#### The problem
Return exactly the listing's lines, from its first line to the line holding "W, H = 876, 459", ends included.

#### Data provided
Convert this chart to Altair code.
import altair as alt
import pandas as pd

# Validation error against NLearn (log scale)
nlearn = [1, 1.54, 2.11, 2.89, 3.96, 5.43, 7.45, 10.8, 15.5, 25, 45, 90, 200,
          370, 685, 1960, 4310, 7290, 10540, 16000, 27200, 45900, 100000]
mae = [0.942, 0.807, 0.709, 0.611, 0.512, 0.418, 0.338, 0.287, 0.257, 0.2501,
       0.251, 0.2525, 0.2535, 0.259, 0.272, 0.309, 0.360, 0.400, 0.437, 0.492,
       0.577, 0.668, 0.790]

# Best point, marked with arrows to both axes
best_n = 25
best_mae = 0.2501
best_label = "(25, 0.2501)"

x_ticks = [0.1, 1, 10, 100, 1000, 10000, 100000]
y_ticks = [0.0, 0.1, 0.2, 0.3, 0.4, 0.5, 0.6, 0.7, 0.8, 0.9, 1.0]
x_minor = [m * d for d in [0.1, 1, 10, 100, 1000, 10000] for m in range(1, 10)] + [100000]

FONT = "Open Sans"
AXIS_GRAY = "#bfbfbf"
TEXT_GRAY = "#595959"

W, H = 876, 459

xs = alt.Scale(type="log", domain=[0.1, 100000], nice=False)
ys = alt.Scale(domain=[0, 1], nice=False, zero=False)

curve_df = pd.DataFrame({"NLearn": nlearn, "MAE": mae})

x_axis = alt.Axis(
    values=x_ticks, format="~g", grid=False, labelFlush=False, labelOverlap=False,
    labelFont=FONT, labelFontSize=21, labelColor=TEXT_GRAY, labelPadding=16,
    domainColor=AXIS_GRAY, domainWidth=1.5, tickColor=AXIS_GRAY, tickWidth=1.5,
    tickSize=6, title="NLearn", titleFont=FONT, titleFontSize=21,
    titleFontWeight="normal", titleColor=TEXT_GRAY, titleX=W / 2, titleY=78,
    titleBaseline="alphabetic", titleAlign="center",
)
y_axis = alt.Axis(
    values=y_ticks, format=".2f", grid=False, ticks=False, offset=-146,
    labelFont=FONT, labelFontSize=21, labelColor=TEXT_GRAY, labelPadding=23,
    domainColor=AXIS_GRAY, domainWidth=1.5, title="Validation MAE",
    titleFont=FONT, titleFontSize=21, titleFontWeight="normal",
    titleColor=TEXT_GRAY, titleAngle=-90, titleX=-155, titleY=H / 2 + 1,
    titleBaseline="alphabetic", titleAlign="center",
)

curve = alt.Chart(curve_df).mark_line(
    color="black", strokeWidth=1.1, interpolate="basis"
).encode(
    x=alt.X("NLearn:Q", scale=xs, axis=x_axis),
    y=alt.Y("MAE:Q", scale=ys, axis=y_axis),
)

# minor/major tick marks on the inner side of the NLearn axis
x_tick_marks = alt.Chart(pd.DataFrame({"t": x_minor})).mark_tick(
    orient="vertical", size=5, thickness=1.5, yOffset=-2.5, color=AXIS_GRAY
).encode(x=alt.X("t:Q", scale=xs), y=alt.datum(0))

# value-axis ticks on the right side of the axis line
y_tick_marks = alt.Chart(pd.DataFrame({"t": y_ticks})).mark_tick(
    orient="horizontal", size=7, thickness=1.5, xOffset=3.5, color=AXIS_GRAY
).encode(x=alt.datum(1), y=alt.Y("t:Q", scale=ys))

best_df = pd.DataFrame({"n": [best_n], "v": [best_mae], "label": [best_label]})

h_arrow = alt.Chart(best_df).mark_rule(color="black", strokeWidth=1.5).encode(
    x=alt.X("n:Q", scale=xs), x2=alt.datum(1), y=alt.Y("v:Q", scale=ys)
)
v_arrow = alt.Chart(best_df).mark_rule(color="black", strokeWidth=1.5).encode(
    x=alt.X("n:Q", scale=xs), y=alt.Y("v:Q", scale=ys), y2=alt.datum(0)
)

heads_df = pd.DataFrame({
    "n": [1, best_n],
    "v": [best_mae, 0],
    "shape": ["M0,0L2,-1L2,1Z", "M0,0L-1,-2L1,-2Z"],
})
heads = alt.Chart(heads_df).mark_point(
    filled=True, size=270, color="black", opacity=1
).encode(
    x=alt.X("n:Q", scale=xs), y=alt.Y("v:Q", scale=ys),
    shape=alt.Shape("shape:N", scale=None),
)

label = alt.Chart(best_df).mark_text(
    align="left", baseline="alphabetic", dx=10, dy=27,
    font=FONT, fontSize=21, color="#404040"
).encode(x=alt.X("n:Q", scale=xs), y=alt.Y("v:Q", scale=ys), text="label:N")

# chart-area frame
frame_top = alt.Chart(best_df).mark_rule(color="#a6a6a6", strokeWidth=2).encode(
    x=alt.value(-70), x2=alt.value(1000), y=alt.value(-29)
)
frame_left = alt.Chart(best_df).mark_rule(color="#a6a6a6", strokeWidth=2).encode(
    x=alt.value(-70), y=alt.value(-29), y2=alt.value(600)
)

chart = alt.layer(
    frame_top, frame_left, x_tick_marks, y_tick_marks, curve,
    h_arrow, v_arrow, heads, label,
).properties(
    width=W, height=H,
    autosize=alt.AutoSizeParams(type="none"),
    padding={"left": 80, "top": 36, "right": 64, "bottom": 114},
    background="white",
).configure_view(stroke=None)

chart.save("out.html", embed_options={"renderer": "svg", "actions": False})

#### Answer for the task
Convert this chart to Altair code.
import altair as alt
import pandas as pd

# Validation error against NLearn (log scale)
nlearn = [1, 1.54, 2.11, 2.89, 3.96, 5.43, 7.45, 10.8, 15.5, 25, 45, 90, 200,
          370, 685, 1960, 4310, 7290, 10540, 16000, 27200, 45900, 100000]
mae = [0.942, 0.807, 0.709, 0.611, 0.512, 0.418, 0.338, 0.287, 0.257, 0.2501,
       0.251, 0.2525, 0.2535, 0.259, 0.272, 0.309, 0.360, 0.400, 0.437, 0.492,
       0.577, 0.668, 0.790]

# Best point, marked with arrows to both axes
best_n = 25
best_mae = 0.2501
best_label = "(25, 0.2501)"

x_ticks = [0.1, 1, 10, 100, 1000, 10000, 100000]
y_ticks = [0.0, 0.1, 0.2, 0.3, 0.4, 0.5, 0.6, 0.7, 0.8, 0.9, 1.0]
x_minor = [m * d for d in [0.1, 1, 10, 100, 1000, 10000] for m in range(1, 10)] + [100000]

FONT = "Open Sans"
AXIS_GRAY = "#bfbfbf"
TEXT_GRAY = "#595959"

W, H = 876, 459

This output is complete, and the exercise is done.